新制度により、海外人材の日本語能力向上が促進され、企業はより円滑なコミュニケーションとスムーズな業務遂行が期待できます。特に対人サービスが主な分野では、海外人材の日本語能力が上がることにより、受入れる企業にとってはメリットと言えるでしょう。
新制度の課題として、海外人材には転籍・転職が認められることから、以下の2つの課題が挙げられます。
技能実習制度では原則として転籍や転職が認められていません。受け入れ企業は技能実習生を受け入れる際に初期費用として相応の金額を負担し、その後、実習生は同一企業で最大5年間にわたり実習を行います。
新たな育成就労制度では、海外人材の転籍や転職が認められる一方で、初期費用を負担した企業が早期に転籍された場合、負担した費用が無駄になるという課題が浮かび上がります。
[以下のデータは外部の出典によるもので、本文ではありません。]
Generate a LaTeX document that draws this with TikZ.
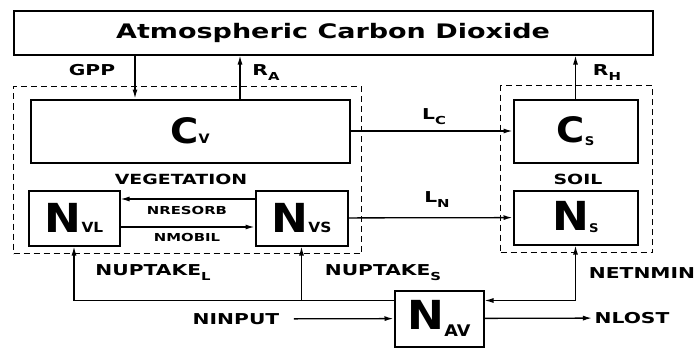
\documentclass[tikz,border=0pt]{standalone}
\usepackage{fontspec}
\newfontfamily\labfont{DejaVu Sans}[FakeStretch=1.35]
\newfontfamily\bigfont{DejaVu Sans}[FakeStretch=1.1]
\usetikzlibrary{arrows.meta}

% pool symbol: letter, size, subscript, subscript size, raise
\newcommand{\poolname}[5]{{\bigfont\bfseries\fontsize{#2}{#2}\selectfont #1}\raisebox{#5}{\bigfont\bfseries\fontsize{#4}{#4}\selectfont #3}}
% flux label with lowered subscript
\newcommand{\fluxname}[2]{#1\raisebox{-5pt}{\fontsize{11}{11}\selectfont #2}}

\begin{document}
\begin{tikzpicture}[
		x=1pt, y=-1pt,
		box/.style={draw, line width=2pt, inner sep=0pt},
		grp/.style={draw, line width=1.8pt, dash pattern=on 6pt off 4pt, inner sep=0pt},
		lab/.style={font=\labfont\bfseries\fontsize{15}{15}\selectfont, inner sep=2pt},
		small/.style={font=\labfont\bfseries\fontsize{11}{11}\selectfont, inner sep=1pt},
		>={Latex[length=9pt,width=5pt]}, line width=1.3pt
	]
	\useasboundingbox (0,0) rectangle (697,348);

	% groups
	\node[grp, minimum width=348, minimum height=167] (veg) at (187.5,170) {};
	\node[grp, minimum width=152, minimum height=167] (soil) at (576.5,169) {};

	\node[box, minimum width=639, minimum height=44, font=\labfont\bfseries\fontsize{20}{20}\selectfont] (atm) at (333,32.5) {Atmospheric Carbon Dioxide};

	\node[box, minimum width=319, minimum height=63] (cv) at (190,131) {\poolname{C}{35}{V}{13}{0pt}};
	\node[box, minimum width=91, minimum height=55] (nvl) at (74,218) {\poolname{N}{40}{VL}{14}{0pt}};
	\node[box, minimum width=92, minimum height=55] (nvs) at (301.5,218) {\poolname{N}{40}{VS}{14}{0pt}};

	\node[box, minimum width=124, minimum height=63] (cs) at (575.5,131) {\poolname{C}{35}{S}{12}{-3pt}};
	\node[box, minimum width=124, minimum height=54] (ns) at (575.5,217.5) {\poolname{N}{40}{S}{12}{-2pt}};

	\node[box, minimum width=89, minimum height=56] (nav) at (439,318.5) {\poolname{N}{40}{AV}{16}{-7pt}};

	\node[lab] (gpp) at (92,70) {GPP};
	\node[lab] (ra) at (266,73) {\fluxname{R}{A}};
	\node[lab] (rh) at (607,73) {\fluxname{R}{H}};
	\node[lab] (lc) at (434,117) {\fluxname{L}{C}};
	\node[lab] (ln) at (437,200) {\fluxname{L}{N}};
	\node[lab, font=\labfont\bfseries\fontsize{14}{14}\selectfont] (vegname) at (181,179) {VEGETATION};
	\node[lab, font=\labfont\bfseries\fontsize{14}{14}\selectfont] (soilname) at (578,179) {SOIL};
	\node[small] (nresorb) at (187,210) {NRESORB};
	\node[small] (nmobil) at (187,237) {NMOBIL};
	\node[lab] (uptl) at (153,273) {\fluxname{NUPTAKE}{L}};
	\node[lab] (upts) at (383,273) {\fluxname{NUPTAKE}{S}};
	\node[lab] (netnmin) at (642,273) {NETNMIN};
	\node[lab] (ninput) at (236,319) {NINPUT};
	\node[lab] (nlost) at (632,318) {NLOST};

	\coordinate (gppx) at (135,0);
	\coordinate (rax) at (240,0);
	\coordinate (upj) at ([yshift=-11pt]nav.north west);
	\coordinate (mnj) at ([yshift=-11pt]nav.north east);

	\draw[->] (atm.south -| gppx) -- (cv.north -| gppx);
	\draw[->] (cv.north -| rax) -- (atm.south -| rax);
	\draw[->] (cs.north) -- (atm.south -| cs.north);

	\draw[->] (cv) -- (cs);
	\draw[->] (nvs) -- (ns);

	\draw[->] ([yshift=19pt]nvs.west) -- ([yshift=19pt]nvl.east);
	\draw[->] ([yshift=-9pt]nvl.east) -- ([yshift=-9pt]nvs.west);

	\draw[->] (upj) -| (nvl.south);
	\draw[->] (upj -| nvs.south) -- (nvs.south);
	\draw[<->] (mnj) -| (ns.south);

	\draw[->, shorten <=12pt] (ninput) -- (nav);
	\draw[->] (nav) -- (nlost);
\end{tikzpicture}
\end{document}
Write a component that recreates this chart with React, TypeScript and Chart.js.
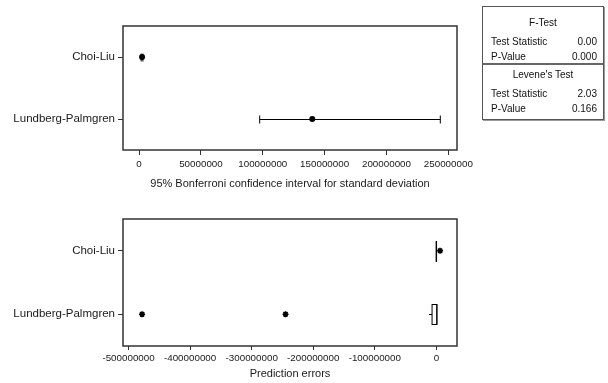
import React, { useEffect, useRef } from 'react';
import { Chart, registerables } from 'chart.js';
Chart.register(...registerables);

const FONT = '"Liberation Sans", Arial, sans-serif';
const TEXT = '#1a1a1a';

const categories = ['Choi-Liu', 'Lundberg-Palmgren'];

// Top panel: 95% Bonferroni confidence interval for standard deviation
const ciLower = [1700000, 97500000];
const ciEstimate = [2400000, 140000000];
const ciUpper = [3100000, 243500000];
const topTicks = [0, 50000000, 100000000, 150000000, 200000000, 250000000];
const topRange = [-13000000, 257000000];

// Bottom panel: boxplot of prediction errors
const boxQ1 = [-300000, -7000000];
const boxMedian = [0, 600000];
const boxQ3 = [300000, 1000000];
const whiskerLow = [0, -12000000];
const whiskerHigh = [0, 1000000];
const outliersChoiLiu = [6000000];
const outliersLundberg = [-478000000, -245000000];
const bottomTicks = [-500000000, -400000000, -300000000, -200000000, -100000000, 0];
const bottomRange = [-509000000, 33500000];

// Test results table
const fTest = [['Test Statistic', '0.00'], ['P-Value', '0.000']];
const leveneTest = [['Test Statistic', '2.03'], ['P-Value', '0.166']];

const framePlugin = {
  id: 'frame',
  afterDraw(chart: any) {
    const { ctx, chartArea: a } = chart;
    ctx.save();
    ctx.strokeStyle = '#333';
    ctx.lineWidth = 1.5;
    ctx.strokeRect(a.left, a.top, a.right - a.left, a.bottom - a.top);
    ctx.restore();
  },
};

const ciPlugin = {
  id: 'ci',
  beforeDatasetsDraw(chart: any) {
    const { ctx, scales } = chart;
    const x = scales.x, y = scales.y;
    ctx.save();
    ctx.strokeStyle = '#000';
    ctx.lineWidth = 1;
    categories.forEach((c, i) => {
      const py = Math.round(y.getPixelForValue(i)) + 0.5;
      const x1 = x.getPixelForValue(ciLower[i]);
      const x2 = x.getPixelForValue(ciUpper[i]);
      ctx.beginPath();
      ctx.moveTo(x1, py); ctx.lineTo(x2, py);
      ctx.moveTo(x1, py - 4); ctx.lineTo(x1, py + 4);
      ctx.moveTo(x2, py - 4); ctx.lineTo(x2, py + 4);
      ctx.stroke();
    });
    ctx.restore();
  },
};

const boxPlugin = {
  id: 'box',
  beforeDatasetsDraw(chart: any) {
    const { ctx, scales } = chart;
    const x = scales.x, y = scales.y;
    ctx.save();
    ctx.strokeStyle = '#000';
    ctx.lineWidth = 1;
    categories.forEach((c, i) => {
      const py = Math.round(y.getPixelForValue(i)) + 0.5;
      const h = 10;
      const q1 = x.getPixelForValue(boxQ1[i]);
      const q3 = x.getPixelForValue(boxQ3[i]);
      const md = x.getPixelForValue(boxMedian[i]);
      const wl = x.getPixelForValue(whiskerLow[i]);
      const wh = x.getPixelForValue(whiskerHigh[i]);
      ctx.beginPath();
      ctx.moveTo(wl, py); ctx.lineTo(q1, py);
      ctx.moveTo(q3, py); ctx.lineTo(wh, py);
      ctx.stroke();
      ctx.fillStyle = '#fff';
      ctx.fillRect(q1, py - h, q3 - q1, 2 * h);
      ctx.strokeRect(q1, py - h, q3 - q1, 2 * h);
      ctx.beginPath();
      ctx.moveTo(md, py - h); ctx.lineTo(md, py + h);
      ctx.stroke();
    });
    ctx.restore();
  },
};

function makeConfig(opts: any) {
  return {
    type: 'scatter',
    data: { datasets: opts.datasets },
    options: {
      responsive: false,
      animation: false,
      events: [],
      layout: { padding: { top: opts.padTop, right: 151, left: 0, bottom: 0 } },
      plugins: { legend: { display: false }, tooltip: { enabled: false } },
      scales: {
        x: {
          type: 'linear',
          min: opts.range[0],
          max: opts.range[1],
          afterBuildTicks: (s: any) => { s.ticks = opts.ticks.map((v: number) => ({ value: v })); },
          afterFit: (s: any) => { s.height = opts.xHeight; },
          ticks: {
            autoSkip: false, maxRotation: 0, padding: opts.tickPad,
            color: TEXT, font: { family: FONT, size: 9.8 },
            callback: (v: any) => String(v),
          },
          grid: { drawOnChartArea: false, drawTicks: true, tickLength: opts.tickLen, color: '#333' },
          border: { display: false },
          title: {
            display: true, text: opts.title, color: TEXT,
            font: { family: FONT, size: 11 }, padding: { top: 0, bottom: opts.titlePad },
          },
        },
        y: {
          type: 'category',
          labels: categories,
          offset: true,
          afterFit: (s: any) => { s.width = 123; },
          ticks: { color: TEXT, font: { family: FONT, size: 11.5 }, padding: 3 },
          grid: { offset: false, drawOnChartArea: false, drawTicks: true, tickLength: 5, color: '#333' },
          border: { display: false },
        },
      },
    },
    plugins: opts.plugins,
  } as any;
}

export default function App() {
  const topRef = useRef<HTMLCanvasElement>(null);
  const botRef = useRef<HTMLCanvasElement>(null);

  useEffect(() => {
    const top = new Chart(topRef.current as HTMLCanvasElement, makeConfig({
      range: topRange, ticks: topTicks, padTop: 26, xHeight: 45, tickLen: 5, tickPad: 3, titlePad: 4,
      title: '95% Bonferroni confidence interval for standard deviation',
      plugins: [ciPlugin, framePlugin],
      datasets: [{
        data: categories.map((c, i) => ({ x: ciEstimate[i], y: c })),
        pointRadius: 3, pointBackgroundColor: '#000', pointBorderColor: '#000', pointBorderWidth: 0,
      }],
    }));
    const bottom = new Chart(botRef.current as HTMLCanvasElement, makeConfig({
      range: bottomRange, ticks: bottomTicks, padTop: 24, xHeight: 37, tickLen: 4, tickPad: 2, titlePad: 2,
      title: 'Prediction errors',
      plugins: [boxPlugin, framePlugin],
      datasets: [{
        data: [
          ...outliersChoiLiu.map((v) => ({ x: v, y: categories[0] })),
          ...outliersLundberg.map((v) => ({ x: v, y: categories[1] })),
        ],
        pointStyle: 'star', pointRadius: 3, pointBorderColor: '#000', pointBorderWidth: 1.6,
      }],
    }));
    return () => { top.destroy(); bottom.destroy(); };
  }, []);

  const cell: React.CSSProperties = { position: 'absolute', fontFamily: FONT, fontSize: 10, color: '#111', lineHeight: '12px', whiteSpace: 'nowrap' };
  const rowsFor = (rows: string[][], y0: number) => rows.map((r, k) => (
    <React.Fragment key={r[0] + y0 + k}>
      <div style={{ ...cell, left: 8, top: y0 + k * 15 - 6 }}>{r[0]}</div>
      <div style={{ ...cell, right: 6, top: y0 + k * 15 - 6 }}>{r[1]}</div>
    </React.Fragment>
  ));

  return (
    <div style={{ position: 'fixed', left: 0, top: 0, width: 608, height: 383, background: '#fff', overflow: 'hidden' }}>
      <canvas ref={topRef} width={608} height={195} style={{ position: 'absolute', left: 0, top: 0, display: 'block' }} />
      <canvas ref={botRef} width={608} height={188} style={{ position: 'absolute', left: 0, top: 195, display: 'block' }} />
      <div style={{ position: 'absolute', left: 482, top: 6, width: 120, height: 112, border: '1px solid #555', boxShadow: '1px 1px 0 #999', background: '#fff' }}>
        <div style={{ ...cell, left: 0, width: 120, textAlign: 'center', top: 10 }}>F-Test</div>
        {rowsFor(fTest, 35)}
        <div style={{ position: 'absolute', left: 0, width: 120, top: 56, borderTop: '2px solid #666' }} />
        <div style={{ ...cell, left: 0, width: 120, textAlign: 'center', top: 62 }}>Levene's Test</div>
        {rowsFor(leveneTest, 87)}
      </div>
    </div>
  );
}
最終報告書では、転籍に関して一定の条件を設けるべきであるとの提言がなされています。同時に、転籍前の企業が負担した受入れ初期費用に対する考慮や、不平等が生じないための具体的な措置の検討が行われる予定ですが、まだ詳細は確定していません。
新制度では、転籍が可能になるため、海外人材の労働者としての権利が確保されることになります。一方で、最低賃金の差などから、地方よりも都市部での高い賃金やより優遇された待遇を求めて転籍する傾向が高まることが予想されます。
これにより、これまで地方で活躍していた実習生が転籍し都市部に流出する可能性が高まり、地方での人材不足が顕著化する恐れがあります。最終報告書では、技能実習制度における地域協議会と同様の協議会を組織することが提言されていて、共生社会の実現や地域産業政策の観点から、自治体も積極的に協議会に参画し、受入れ環境や相談窓口、生活環境等を整備するための取組を推進するなどの役割が提言されています。受入れる企業も情報収集を積極的に行い、各自治体の補助金や助成金を活用しながら、海外人材への支援体制や受入れ環境の整備が求められるでしょう。
技能実習制度に代わる新たな育成就労制度について、令和5年(2023年)11月30日に発表された最終報告書を基に、解説いたしました。
最終報告書では、検討事項も含まれています。今後は、更に具体的な内容が報告されるでしょう。当社においても新制度の情報を随時更新して、お届けしていきます。